Citing equity, courts can take your property

The Huntingtons built their house, well and garage on Noel Proctor’s property. Instead of having the property surveyed prior to building, the Huntingtons mistakenly believed that a survey pin marked the corner of their property. It didn’t, it was actually 400 feet from the true boundary, having been placed there by a prior property owner for purposes unrelated to the boundary.

Mr. Proctor also believed that the pin marked the boundary. Eight years after the Huntingtons built and moved into their home, Mr. Proctor discovered their error when he had his property surveyed.

Negotiations to resolve the issue were unsuccessful and Mr. Proctor sued the Huntingtons demanding that they remove the encroachments.

Adverse possession was not available; the Huntingtons had only been in their home for eight (not ten) years. The Huntington’s argued that they should be allowed to remain and that Mr. Proctor should be forced to sell one acre of land to them. The trial court agreed with them which a 5-4 sharply divided Washington Supreme Court affirmed.

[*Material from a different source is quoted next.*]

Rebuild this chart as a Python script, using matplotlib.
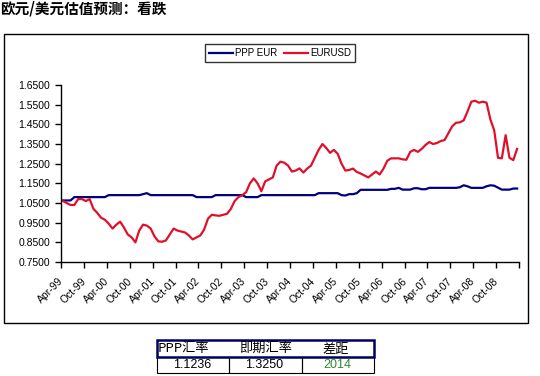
import matplotlib
matplotlib.use("Agg")
import matplotlib.pyplot as plt
from matplotlib.patches import Rectangle
from matplotlib.transforms import ScaledTranslation

plt.rcParams['font.family'] = ['Liberation Sans', 'Noto Sans CJK SC', 'DejaVu Sans']

# ---------------- data ----------------
title = "欧元/美元估值预测：看跌"
series_names = ["PPP EUR", "EURUSD"]
tick_labels = ["Apr-99", "Oct-99", "Apr-00", "Oct-00", "Apr-01", "Oct-01", "Apr-02",
               "Oct-02", "Apr-03", "Oct-03", "Apr-04", "Oct-04", "Apr-05", "Oct-05",
               "Apr-06", "Oct-06", "Apr-07", "Oct-07", "Apr-08", "Oct-08"]

# monthly, Apr-99 .. Mar-09
ppp_eur = [1.063, 1.063, 1.063, 1.080, 1.080, 1.080, 1.080, 1.080, 1.080, 1.080,
           1.080, 1.080, 1.090, 1.090, 1.090, 1.090, 1.090, 1.090, 1.090, 1.090,
           1.090, 1.095, 1.100, 1.090, 1.090, 1.090, 1.090, 1.090, 1.090, 1.090,
           1.090, 1.090, 1.090, 1.090, 1.090, 1.080, 1.080, 1.080, 1.080, 1.080,
           1.090, 1.090, 1.090, 1.090, 1.090, 1.090, 1.090, 1.090, 1.080, 1.080,
           1.080, 1.080, 1.090, 1.090, 1.090, 1.090, 1.090, 1.090, 1.090, 1.090,
           1.090, 1.090, 1.090, 1.090, 1.090, 1.090, 1.090, 1.100, 1.100, 1.100,
           1.100, 1.100, 1.100, 1.090, 1.088, 1.095, 1.095, 1.100, 1.117, 1.117,
           1.117, 1.117, 1.117, 1.117, 1.117, 1.117, 1.122, 1.122, 1.127, 1.118,
           1.118, 1.118, 1.125, 1.125, 1.120, 1.120, 1.127, 1.127, 1.127, 1.127,
           1.127, 1.127, 1.127, 1.127, 1.130, 1.140, 1.135, 1.127, 1.127, 1.127,
           1.127, 1.135, 1.140, 1.138, 1.128, 1.118, 1.118, 1.118, 1.1236, 1.1236]

eurusd = [1.060, 1.050, 1.040, 1.040, 1.070, 1.070, 1.060, 1.070, 1.020, 1.000,
          0.975, 0.965, 0.945, 0.920, 0.940, 0.955, 0.925, 0.890, 0.875, 0.850,
          0.910, 0.940, 0.935, 0.920, 0.880, 0.855, 0.853, 0.860, 0.890, 0.920,
          0.910, 0.905, 0.900, 0.885, 0.865, 0.875, 0.885, 0.915, 0.970, 0.990,
          0.987, 0.985, 0.990, 0.995, 1.020, 1.060, 1.080, 1.090, 1.105, 1.150,
          1.175, 1.150, 1.110, 1.160, 1.170, 1.180, 1.240, 1.260, 1.255, 1.240,
          1.210, 1.215, 1.226, 1.205, 1.225, 1.240, 1.280, 1.320, 1.350, 1.330,
          1.305, 1.320, 1.300, 1.250, 1.215, 1.218, 1.225, 1.208, 1.200, 1.190,
          1.180, 1.195, 1.210, 1.195, 1.225, 1.265, 1.277, 1.277, 1.277, 1.272,
          1.270, 1.310, 1.320, 1.310, 1.325, 1.345, 1.360, 1.350, 1.355, 1.365,
          1.370, 1.405, 1.440, 1.458, 1.460, 1.470, 1.515, 1.565, 1.570, 1.560,
          1.565, 1.560, 1.475, 1.420, 1.280, 1.277, 1.395, 1.280, 1.268, 1.325]

table_header = ["PPP汇率", "即期汇率", "差距"]
table_values = ["1.1236", "1.3250", "2014"]

# ---------------- figure ----------------
W, H = 540, 376
fig = plt.figure(figsize=(W / 100, H / 100), dpi=100)
fig.patch.set_facecolor('white')

def fx(px):
    return px / W

def fy(py):
    return 1 - py / H

# title
fig.text(fx(0), fy(8), title, fontsize=10.5, fontweight='bold',
         family=['Noto Sans CJK SC', 'DejaVu Sans'], ha='left', va='center')

# outer chart frame
fig.patches.append(Rectangle((fx(4), fy(323)), fx(528) - fx(4), fy(34) - fy(323),
                             transform=fig.transFigure, fill=False,
                             edgecolor='black', linewidth=1.0))

ax = fig.add_axes([fx(61), fy(262), fx(519) - fx(61), fy(85) - fy(262)])
n = len(eurusd)
xs = [i + 0.5 for i in range(n)]
l1, = ax.plot(xs, ppp_eur, color='#000080', linewidth=1.6, label=series_names[0])
l2, = ax.plot(xs, eurusd, color='#e0102a', linewidth=1.6, label=series_names[1])

ax.set_xlim(0, n)
ax.set_ylim(0.75, 1.65)
yt = [0.75 + 0.1 * k for k in range(10)]
ax.set_yticks(yt)
ax.set_yticklabels([f"{v:.4f}" for v in yt], fontsize=7.5)
ax.set_xticks([6 * k for k in range(n // 6 + 1)])
ax.set_xticklabels(tick_labels + [""] * (n // 6 + 1 - len(tick_labels)), fontsize=7.5,
                   rotation=45, ha='right', rotation_mode='anchor')
for s in ['top', 'right']:
    ax.spines[s].set_visible(False)
for s in ['left', 'bottom']:
    ax.spines[s].set_linewidth(1.0)
ax.tick_params(axis='both', direction='out', length=4, width=1.0, colors='black')
ax.tick_params(axis='x', pad=6)
ax.tick_params(axis='y', pad=4)
shift = ScaledTranslation(-3 / 100, 0, fig.dpi_scale_trans)
for lab in ax.get_xticklabels():
    lab.set_transform(lab.get_transform() + shift)

leg = fig.legend(handles=[l1, l2], loc='center', bbox_to_anchor=(fx(280), fy(53)),
                 ncol=2, fontsize=7, frameon=True, fancybox=False,
                 edgecolor='black', handlelength=2.5, columnspacing=0.6,
                 handletextpad=0.25, borderpad=0.4, borderaxespad=0)
leg.get_frame().set_linewidth(1.0)

# ---------------- table ----------------
tx0, tx1 = 157, 374
ty0, ty1, ty2 = 340, 357, 373
colw = (tx1 - tx0) / 3
for k in range(3):
    fig.patches.append(Rectangle((fx(tx0 + k * colw), fy(ty2)), colw / W, (ty2 - ty1) / H,
                                 transform=fig.transFigure, fill=False,
                                 edgecolor='black', linewidth=0.8))
fig.patches.append(Rectangle((fx(tx0), fy(ty1)), (tx1 - tx0) / W, (ty1 - ty0) / H,
                             transform=fig.transFigure, fill=False,
                             edgecolor='#000060', linewidth=1.8))
cjk = ['Noto Sans CJK SC', 'DejaVu Sans']
fig.text(fx(tx0 + 1), fy((ty0 + ty1) / 2), table_header[0], fontsize=9.5, family=cjk,
         ha='left', va='center')
fig.text(fx(tx0 + colw * 1.5), fy((ty0 + ty1) / 2), table_header[1], fontsize=9.5,
         family=cjk, ha='center', va='center')
fig.text(fx(tx0 + colw * 2.5 - 2), fy((ty0 + ty1) / 2), table_header[2], fontsize=9.5,
         family=cjk, ha='center', va='center')
val_colors = ['black', 'black', '#2e8b2e']
for k in range(3):
    fig.text(fx(tx0 + colw * (k + 0.5) - 1), fy((ty1 + ty2) / 2 + 0.5), table_values[k],
             fontsize=9, ha='center', va='center', color=val_colors[k])

fig.savefig("out.png", dpi=100, facecolor='white')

Noel Proctor wanted an injunction ordering the removal of the structures. The Supreme Court noted that historically property rights were enforced without exception and ejectment was routinely granted. More recently, however, Courts had begun enunciating and enforcing a “liability rule” which would require an encroacher to pay damages in lieu of removing the encroachment. They cited Arnold v. Melani, 75 Wn.2d 143, 437 P.2d 800 (1968-69).

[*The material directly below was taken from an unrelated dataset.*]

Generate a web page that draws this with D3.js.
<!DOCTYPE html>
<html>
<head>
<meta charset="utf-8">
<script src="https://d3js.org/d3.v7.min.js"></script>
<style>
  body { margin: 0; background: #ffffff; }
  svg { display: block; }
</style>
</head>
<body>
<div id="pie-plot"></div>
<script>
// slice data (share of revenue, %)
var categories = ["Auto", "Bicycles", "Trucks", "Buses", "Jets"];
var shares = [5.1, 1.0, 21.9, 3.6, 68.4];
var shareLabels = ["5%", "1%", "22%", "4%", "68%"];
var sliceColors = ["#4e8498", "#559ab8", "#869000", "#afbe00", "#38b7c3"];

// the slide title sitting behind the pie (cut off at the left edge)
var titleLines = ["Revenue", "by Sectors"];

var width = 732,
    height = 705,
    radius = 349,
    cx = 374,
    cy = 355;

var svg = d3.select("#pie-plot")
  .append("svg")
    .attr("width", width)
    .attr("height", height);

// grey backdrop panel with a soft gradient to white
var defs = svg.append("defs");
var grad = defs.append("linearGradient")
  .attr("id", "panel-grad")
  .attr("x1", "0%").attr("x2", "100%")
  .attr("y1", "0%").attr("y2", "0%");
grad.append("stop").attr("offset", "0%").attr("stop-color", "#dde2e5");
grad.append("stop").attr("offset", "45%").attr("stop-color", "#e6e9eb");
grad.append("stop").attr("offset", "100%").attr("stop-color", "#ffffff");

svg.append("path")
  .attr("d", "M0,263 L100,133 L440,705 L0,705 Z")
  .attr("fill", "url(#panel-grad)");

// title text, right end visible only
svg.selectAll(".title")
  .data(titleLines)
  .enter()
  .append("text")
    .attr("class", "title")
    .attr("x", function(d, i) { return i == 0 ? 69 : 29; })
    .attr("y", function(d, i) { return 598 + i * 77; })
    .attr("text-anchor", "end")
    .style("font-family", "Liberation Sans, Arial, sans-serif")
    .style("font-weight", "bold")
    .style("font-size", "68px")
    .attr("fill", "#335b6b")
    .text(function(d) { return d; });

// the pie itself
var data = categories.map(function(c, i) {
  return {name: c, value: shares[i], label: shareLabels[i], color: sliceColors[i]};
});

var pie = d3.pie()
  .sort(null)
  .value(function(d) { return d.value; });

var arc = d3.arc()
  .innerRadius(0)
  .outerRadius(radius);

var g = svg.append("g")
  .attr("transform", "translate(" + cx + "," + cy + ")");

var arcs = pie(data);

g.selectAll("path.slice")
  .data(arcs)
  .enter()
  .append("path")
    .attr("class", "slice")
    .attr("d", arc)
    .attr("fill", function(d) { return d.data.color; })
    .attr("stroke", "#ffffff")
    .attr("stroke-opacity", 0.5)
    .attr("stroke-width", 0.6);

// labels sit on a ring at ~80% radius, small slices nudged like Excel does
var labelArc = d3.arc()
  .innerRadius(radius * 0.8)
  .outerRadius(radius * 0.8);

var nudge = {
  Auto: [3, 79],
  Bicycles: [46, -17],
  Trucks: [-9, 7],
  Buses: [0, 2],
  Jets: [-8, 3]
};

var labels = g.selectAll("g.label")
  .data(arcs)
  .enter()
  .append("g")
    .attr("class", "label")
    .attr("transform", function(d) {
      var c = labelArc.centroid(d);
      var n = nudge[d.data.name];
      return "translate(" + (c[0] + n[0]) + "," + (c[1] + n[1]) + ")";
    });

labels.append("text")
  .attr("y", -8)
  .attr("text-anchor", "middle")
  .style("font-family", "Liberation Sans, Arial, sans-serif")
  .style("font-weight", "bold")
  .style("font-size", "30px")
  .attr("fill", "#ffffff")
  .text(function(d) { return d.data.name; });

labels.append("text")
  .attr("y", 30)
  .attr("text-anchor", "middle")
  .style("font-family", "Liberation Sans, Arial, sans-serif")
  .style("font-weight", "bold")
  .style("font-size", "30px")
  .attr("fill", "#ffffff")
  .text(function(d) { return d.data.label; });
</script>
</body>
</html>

The Arnold test is met when the encroacher can establish the following:

(1) The encroacher did not simply take a calculated risk, act in bad faith, or negligently, willfully or indifferently when locating the encroaching structure; (2) the damage to the landowner was slight and the benefit of removal equally small; (3) there was ample remaining room for a structure suitable for the area and no real limitation on the property’s future use; (4) it is impractical to move the structure as built; and (5) there is an enormous disparity in resulting hardships.

The majority felt that the Huntingtons had met these elements. They rejected Proctor’s argument that the encroachment was not “slight.” (See requirement number two). Instead of looking at the nature of the encroachment, the majority reasoned that its relative weight must be compared to the property owner’s remaining land. In this case, Proctor had thirty acres. The encroachment (event though it was an acre) was only 1/30th of Mr. Proctor’s total land.

In a blistering dissent, Justice Sanders (and three others) disagreed with the majority. Their argument being that property rights are sacred and that there are bright line rules that must be followed to protect those rights. The majority is changing the law from one that elevates property ownership to a balancing of the equities.

While this case hardly should be used as a pretext to build first, ask questions later (and when you don’t like the answer look to the court to bail you out). It will be interesting to see how far the courts will go when using equitable balancing tests in real property disputes.

It is these types of cases that make predicting results difficult. Prior to this case one would have most likely assumed that if you discovered someone had built a house on your property (whether mistakenly or not) you could demand that they remove it. Not so anymore.